Gully with stunted trees

After carefully working our way up the gully, we reached the main ridge at roughly 11,114 feet, but couldn't see the actual summit.  From our view of Merriam's Pinacle the day before, we knew that there were several summits, with the tallest being the farthest from our current position.  Hmmm.
The summit's back there somewhere
I jumped up on the rotten ridge and started across.  After 10 or so feet I needed to downclimb to get to the next section.   At this point I wasn't feeling too confident.  The rock was rotten, the exposure was big, and I was tired.  I looked back at Michael and knew that this route was a no-go.  So I carefully reversed course and we slowly downclimbed to where we could make a steep sidehill traverse.
More sketchy sidehilling

Michael led the way across some extremely rotten, loose rock that at times was too close to the edge of some large cliffs.   After the long traverse we headed up and arrived at the other side of the summit ridge.  From here it was a walk up to the summit.
Back side of the summit ridge we didn't take

Summit shot

Looking across the valley to Sacagawea with Mt. Borah in the background

We searched around for the 1964 summit register that we had read about, but were unable to find it.  Considering how few people climb this peak, we were a bit bummed.  We had a nervous bite to eat before heading back down.
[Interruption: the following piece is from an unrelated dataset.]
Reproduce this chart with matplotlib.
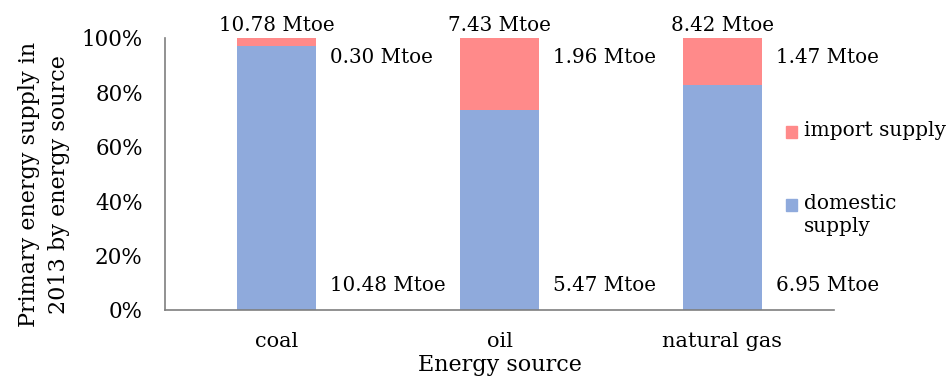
import matplotlib
matplotlib.use('Agg')
import matplotlib.pyplot as plt
from matplotlib.patches import Rectangle

# ── data ──
sources = ['coal', 'oil', 'natural gas']
domestic = [10.48, 5.47, 6.95]   # Mtoe
imports = [0.30, 1.96, 1.47]     # Mtoe
totals = [10.78, 7.43, 8.42]     # Mtoe
yticks = [0, 20, 40, 60, 80, 100]

BLUE = '#8FAADC'
PINK = '#FF8A8A'

plt.rcParams['font.family'] = ['DejaVu Serif']

fig = plt.figure(figsize=(9.5, 3.79), dpi=100)
ax = fig.add_axes([165 / 950, 1 - 310 / 379, 669 / 950, 272 / 379])

x = list(range(len(sources)))
dom_pct = [100 * d / (d + i) for d, i in zip(domestic, imports)]
imp_pct = [100 * i / (d + i) for d, i in zip(domestic, imports)]

ax.bar(x, dom_pct, width=0.355, color=BLUE, zorder=2)
ax.bar(x, imp_pct, bottom=dom_pct, width=0.355, color=PINK, zorder=2)

ax.set_xlim(-0.5, len(sources) - 0.5)
ax.set_ylim(0, 100)
ax.set_yticks(yticks)
ax.set_yticklabels([f'{t}%' for t in yticks], fontsize=15.5)
ax.set_xticks(x)
ax.set_xticklabels(sources, fontsize=15)
ax.tick_params(axis='both', length=0)
ax.tick_params(axis='y', pad=16)
ax.tick_params(axis='x', pad=16)

for s in ['top', 'right']:
    ax.spines[s].set_visible(False)
for s in ['left', 'bottom']:
    ax.spines[s].set_color('#7f7f7f')
    ax.spines[s].set_linewidth(1.2)

ax.set_xlabel('Energy source', fontsize=16, labelpad=2)
ax.set_ylabel('Primary energy supply in\n2013 by energy source', fontsize=16,
              linespacing=1.45)
ax.yaxis.set_label_coords(-0.142, 0.46)

# value labels
for xi, t, im, d in zip(x, totals, imports, domestic):
    ax.text(xi, 101, f'{t:.2f} Mtoe', ha='center', va='bottom', fontsize=14.3,
            clip_on=False)
    ax.text(xi + 0.24, 93, f'{im:.2f} Mtoe', ha='left', va='center', fontsize=14.3)
    ax.text(xi + 0.24, 9, f'{d:.2f} Mtoe', ha='left', va='center', fontsize=14.3)

# legend (manual, marker aligned to first text line)
legend_items = [(PINK, 'import supply', 132), (BLUE, 'domestic\nsupply', 205)]
for col, lab, ypx in legend_items:
    fig.patches.append(Rectangle((786 / 950, 1 - (ypx + 6) / 379), 11 / 950, 12 / 379,
                                 transform=fig.transFigure, color=col))
    fig.text(804 / 950, 1 - (ypx - 11) / 379, lab, ha='left', va='top',
             fontsize=14.5, linespacing=1.3)

fig.savefig('out.png', dpi=100)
We carefully reversed our route and breathed a big sigh of relief once we were past the big sketchy sidehill traverse.  From there it was just a knee busting descent back to the valley floor.

Unfortunately, we were not as lucky on missing the deadfall on the way out.  We eventually wandered back into camp.  I was one whipped puppy.

The statistics do not indicate the difficulty of this climb.  It may have been the impact of the previous two days, but this was one exhausting (both physically and mentally) peak.

Distance - 5.1 miles
Elevation - 3000 feet
Time - 8.5 hours

Another great multi-day outing with Mr. Pelton!